The National Customs Brokers & Forwarders Association of America issued the following statement late yesterday regarding port surcharges:
The NCBFAA has now spoken with the Federal Maritime Commission concerning the various so-called "congestion surcharges" that have been announced by many of the vessel operators pertaining to cargo destined to the West Coast. In our view, there are a number of arguments that can be made that raise serious question as to their legality. Nonetheless, they have been announced and many are scheduled to take effect within the next few days.

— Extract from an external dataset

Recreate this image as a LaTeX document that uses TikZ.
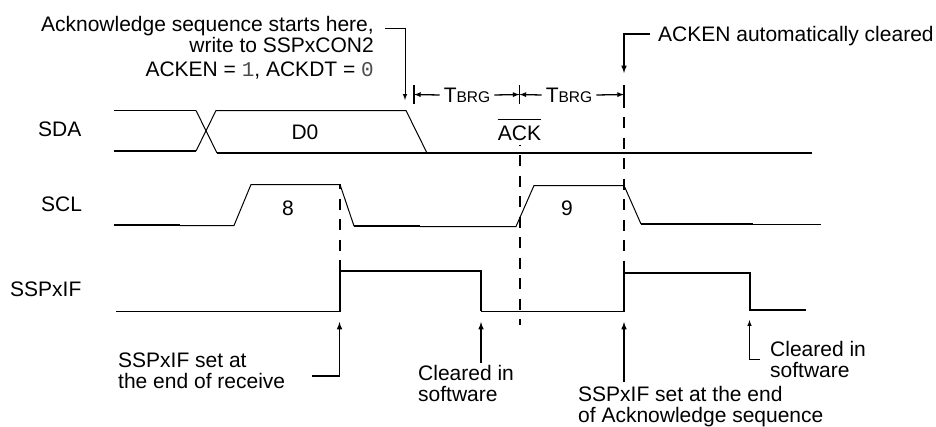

Parenthetically, we have been advised by FMC staff that K Line will not be seeking to implement any such surcharge at this time. And, we have heard that another Japanese carrier may also be wavering. We do not have a complete list of all of the carriers' positions at this point, but understand that at least the following have made announcements of their intention to implement these surcharges, with most becoming effective on 11/26 and 27:
· MSC, NYK, Zim, Hanjin, OOCL, CMA CGM, Maersk, Hyundai, MOL, APL, Evergeen, COSCO, UASC, China Shipping
As previously advised, the FMC will need to decide whether these announced surcharges are lawful and both the Commission and its staff are reviewing the announcements, the purported justification and the timing of these publications to determine what action, if any, the Commission should take. Unfortunately, although many of the current versions of these surcharges are announced to be effective on cargo received by the carriers as early as tomorrow, November 26, and although it is already November 26 in Asia, the FMC will not be in a position to make any decision as to the legality of these surcharges until early next week.
Under the circumstances, it would accordingly be prudent to assume – at least for the time being – that the carriers will attempt to collect these surcharges when the cargo arrives at West Coast ports. When the FMC does determine what position it will take, we will provide further advice. In the meantime, if you have any questions concerning this subject or how to protect the company's commercial interests, you should consider contacting counsel.